Question

The de-Broglie wavelength of an electron moving with a velocity \( \frac{c}{3} \) (where \( c = 3 \times 10^8 \, {m/s} \)) is equal to the wavelength of a photon. The ratio of the kinetic energies of the electron and the photon is:

• A. \( 1 : 4 \)
• B. \( 1 : 3 \)
• C. \( 1 : 2 \)
• D. \( 2 : 1 \)

Hint:

For de-Broglie wavelength and energy calculations, remember the key relationships: - \( \lambda = \frac{h}{mv} \) for particles, - \( E = \frac{hc}{\lambda} \) for photons. The kinetic energy comparison is based on these relationships.

Answer 1

The Correct Option is B

Step 1: The de-Broglie wavelength of a particle is given by: \[ \lambda = \frac{h}{mv} \] where \( h \) is Planck's constant and \( m \) is the mass of the particle, and \( v \) is its velocity.

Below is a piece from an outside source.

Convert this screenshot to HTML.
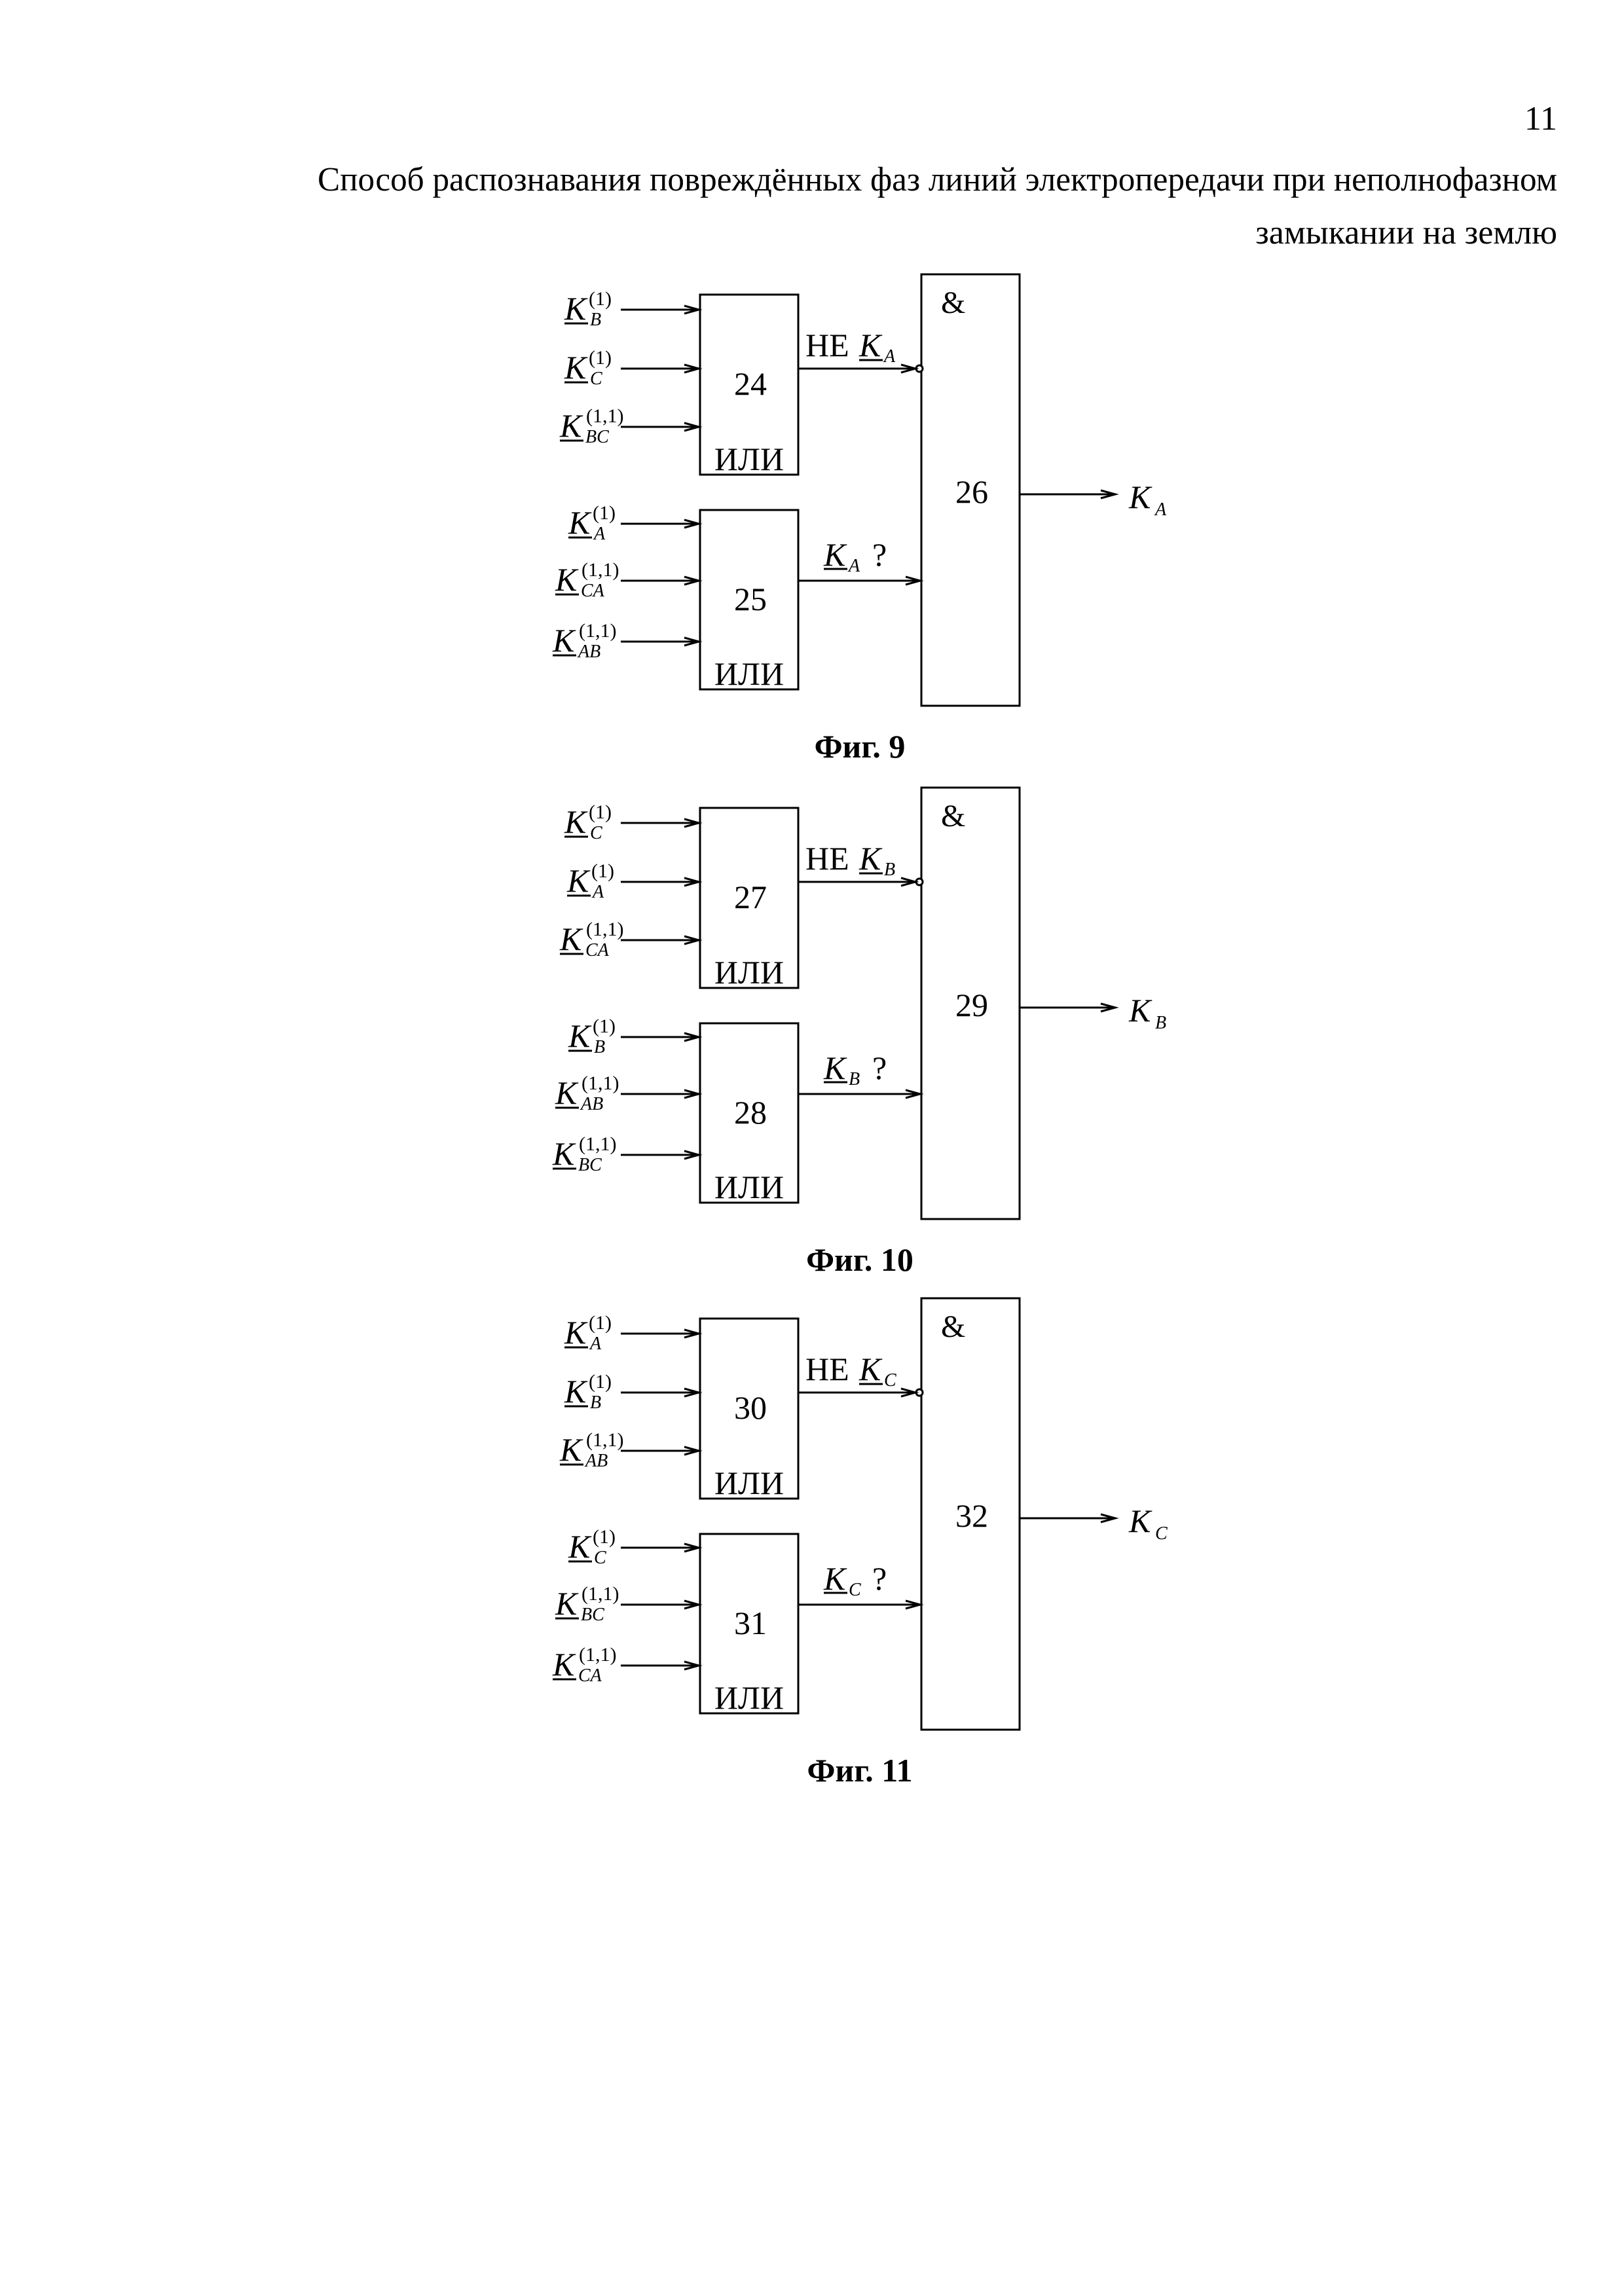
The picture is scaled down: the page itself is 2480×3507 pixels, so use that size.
<!DOCTYPE html>
<html><head><meta charset="utf-8"><style>
html,body{margin:0;padding:0;background:#fff}
svg{display:block}
text{font-family:"Liberation Serif",serif;fill:#000}
.K{font-size:50px;font-style:italic}
.sp{font-size:30px}
.sb{font-size:28px;font-style:italic}
.n{font-size:50px;text-anchor:middle}
.u{stroke:#000;stroke-width:3}
</style></head><body>
<svg width="2480" height="3507" viewBox="0 0 2480 3507" xmlns="http://www.w3.org/2000/svg">
<defs>
<g id="ar"><path d="M-22,-6 L0,0 L-22,6" fill="none" stroke="#000" stroke-width="3"/></g>
<g id="frame">
<g fill="none" stroke="#000" stroke-width="3">
<rect x="1069" y="450" width="150" height="275"/>
<rect x="1069" y="779" width="150" height="274"/>
<rect x="1407" y="419" width="150" height="659"/>
<line x1="948" y1="473" x2="1067" y2="473"/><line x1="948" y1="563" x2="1067" y2="563"/><line x1="948" y1="652" x2="1067" y2="652"/>
<line x1="948" y1="800" x2="1067" y2="800"/><line x1="948" y1="887" x2="1067" y2="887"/><line x1="948" y1="980" x2="1067" y2="980"/>
<line x1="1219" y1="563" x2="1399" y2="563"/>
<line x1="1219" y1="887" x2="1405" y2="887"/>
<line x1="1557" y1="755" x2="1702" y2="755"/>
</g>
<circle cx="1404" cy="563" r="5" fill="#fff" stroke="#000" stroke-width="3"/>
<use href="#ar" x="1067" y="473"/><use href="#ar" x="1067" y="563"/><use href="#ar" x="1067" y="652"/>
<use href="#ar" x="1067" y="800"/><use href="#ar" x="1067" y="887"/><use href="#ar" x="1067" y="980"/>
<use href="#ar" x="1398" y="563"/><use href="#ar" x="1405" y="887"/><use href="#ar" x="1703" y="755"/>
<text x="1144" y="718" font-size="50" text-anchor="middle">ИЛИ</text>
<text x="1144" y="1046" font-size="50" text-anchor="middle">ИЛИ</text>
<text x="1437" y="478" font-size="48">&amp;</text>
<text x="1230" y="544" font-size="50">НЕ</text>
<line class="u" x1="1312" y1="550" x2="1348" y2="550"/>
<line class="u" x1="1258" y1="869" x2="1294" y2="869"/>
<text x="1332" y="864" font-size="50">?</text>
</g>
</defs>
<text x="2378" y="198" font-size="52" text-anchor="end">11</text>
<text x="485" y="291" font-size="52" textLength="1893" lengthAdjust="spacingAndGlyphs">Способ распознавания повреждённых фаз линий электропередачи при неполнофазном</text>
<text x="2378" y="372" font-size="52" text-anchor="end">замыкании на землю</text>

<!-- FIG 9 -->
<g>
<use href="#frame"/>
<text class="n" x="1146" y="603">24</text><text class="n" x="1146" y="932">25</text><text class="n" x="1484" y="768">26</text>
<text class="K" x="862" y="488">K</text><line class="u" x1="862" y1="494" x2="898" y2="494"/><text class="sp" x="899" y="466">(1)</text><text class="sb" x="901" y="497">B</text>
<text class="K" x="862" y="578">K</text><line class="u" x1="862" y1="584" x2="898" y2="584"/><text class="sp" x="899" y="556">(1)</text><text class="sb" x="901" y="587">C</text>
<text class="K" x="855" y="667">K</text><line class="u" x1="855" y1="673" x2="891" y2="673"/><text class="sp" x="895" y="645">(1,1)</text><text class="sb" x="894" y="676">BC</text>
<text class="K" x="868" y="815">K</text><line class="u" x1="868" y1="821" x2="904" y2="821"/><text class="sp" x="905" y="793">(1)</text><text class="sb" x="907" y="824">A</text>
<text class="K" x="848" y="902">K</text><line class="u" x1="848" y1="908" x2="884" y2="908"/><text class="sp" x="888" y="880">(1,1)</text><text class="sb" x="887" y="911">CA</text>
<text class="K" x="844" y="995">K</text><line class="u" x1="844" y1="1001" x2="880" y2="1001"/><text class="sp" x="884" y="973">(1,1)</text><text class="sb" x="883" y="1004">AB</text>
<text class="K" x="1312" y="544">K</text><text class="sb" x="1350" y="553">A</text>
<text class="K" x="1258" y="864">K</text><text class="sb" x="1296" y="873">A</text>
<text class="K" x="1724" y="776">K</text><text class="sb" x="1764" y="787">A</text>
<text x="1313" y="1157" font-size="50" font-weight="bold" text-anchor="middle">Фиг. 9</text>
</g>

<!-- FIG 10 -->
<g transform="translate(0,784)">
<use href="#frame"/>
<text class="n" x="1146" y="603">27</text><text class="n" x="1146" y="932">28</text><text class="n" x="1484" y="768">29</text>
<text class="K" x="862" y="488">K</text><line class="u" x1="862" y1="494" x2="898" y2="494"/><text class="sp" x="899" y="466">(1)</text><text class="sb" x="901" y="497">C</text>
<text class="K" x="866" y="578">K</text><line class="u" x1="866" y1="584" x2="902" y2="584"/><text class="sp" x="903" y="556">(1)</text><text class="sb" x="905" y="587">A</text>
<text class="K" x="855" y="667">K</text><line class="u" x1="855" y1="673" x2="891" y2="673"/><text class="sp" x="895" y="645">(1,1)</text><text class="sb" x="894" y="676">CA</text>
<text class="K" x="868" y="815">K</text><line class="u" x1="868" y1="821" x2="904" y2="821"/><text class="sp" x="905" y="793">(1)</text><text class="sb" x="907" y="824">B</text>
<text class="K" x="848" y="902">K</text><line class="u" x1="848" y1="908" x2="884" y2="908"/><text class="sp" x="888" y="880">(1,1)</text><text class="sb" x="887" y="911">AB</text>
<text class="K" x="844" y="995">K</text><line class="u" x1="844" y1="1001" x2="880" y2="1001"/><text class="sp" x="884" y="973">(1,1)</text><text class="sb" x="883" y="1004">BC</text>
<text class="K" x="1312" y="544">K</text><text class="sb" x="1350" y="553">B</text>
<text class="K" x="1258" y="864">K</text><text class="sb" x="1296" y="873">B</text>
<text class="K" x="1724" y="776">K</text><text class="sb" x="1764" y="787">B</text>
<text x="1313" y="1157" font-size="50" font-weight="bold" text-anchor="middle">Фиг. 10</text>
</g>

<!-- FIG 11 -->
<g transform="translate(0,1564)">
<use href="#frame"/>
<text class="n" x="1146" y="603">30</text><text class="n" x="1146" y="932">31</text><text class="n" x="1484" y="768">32</text>
<text class="K" x="862" y="488">K</text><line class="u" x1="862" y1="494" x2="898" y2="494"/><text class="sp" x="899" y="466">(1)</text><text class="sb" x="901" y="497">A</text>
<text class="K" x="862" y="578">K</text><line class="u" x1="862" y1="584" x2="898" y2="584"/><text class="sp" x="899" y="556">(1)</text><text class="sb" x="901" y="587">B</text>
<text class="K" x="855" y="667">K</text><line class="u" x1="855" y1="673" x2="891" y2="673"/><text class="sp" x="895" y="645">(1,1)</text><text class="sb" x="894" y="676">AB</text>
<text class="K" x="868" y="815">K</text><line class="u" x1="868" y1="821" x2="904" y2="821"/><text class="sp" x="905" y="793">(1)</text><text class="sb" x="907" y="824">C</text>
<text class="K" x="848" y="902">K</text><line class="u" x1="848" y1="908" x2="884" y2="908"/><text class="sp" x="888" y="880">(1,1)</text><text class="sb" x="887" y="911">BC</text>
<text class="K" x="844" y="995">K</text><line class="u" x1="844" y1="1001" x2="880" y2="1001"/><text class="sp" x="884" y="973">(1,1)</text><text class="sb" x="883" y="1004">CA</text>
<text class="K" x="1312" y="544">K</text><text class="sb" x="1350" y="553">C</text>
<text class="K" x="1258" y="864">K</text><text class="sb" x="1296" y="873">C</text>
<text class="K" x="1724" y="776">K</text><text class="sb" x="1764" y="787">C</text>
<text x="1313" y="1157" font-size="50" font-weight="bold" text-anchor="middle">Фиг. 11</text>
</g>
</svg>
</body></html>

For the electron, we have: \[ \lambda_{{electron}} = \frac{h}{m_{{e}} \cdot \frac{c}{3}} \] where \( m_{{e}} \) is the mass of the electron. 
Step 2: For the photon, the wavelength is related to its energy by: \[ E_{{photon}} = \frac{hc}{\lambda_{{photon}}} \] Since the wavelengths of the electron and the photon are equal, we can equate their expressions: \[ \frac{h}{m_{{e}} \cdot \frac{c}{3}} = \frac{hc}{E_{{photon}}} \] This leads to the energy of the photon: \[ E_{{photon}} = \frac{3m_{{e}} c^2}{2} \] 
Step 3: The kinetic energy of the electron is given by: \[ E_{{electron}} = \frac{1}{2} m_{{e}} v^2 = \frac{1}{2} m_{{e}} \left( \frac{c}{3} \right)^2 = \frac{1}{2} m_{{e}} \cdot \frac{c^2}{9} \] 
Step 4: The ratio of the kinetic energies of the electron and the photon is: \[ {Ratio} = \frac{E_{{electron}}}{E_{{photon}}} = \frac{\frac{1}{2} m_{{e}} \cdot \frac{c^2}{9}}{\frac{3m_{{e}} c^2}{2}} = \frac{1}{3} \] 
Step 5: Hence, the ratio of the kinetic energies is \( 1 : 3 \).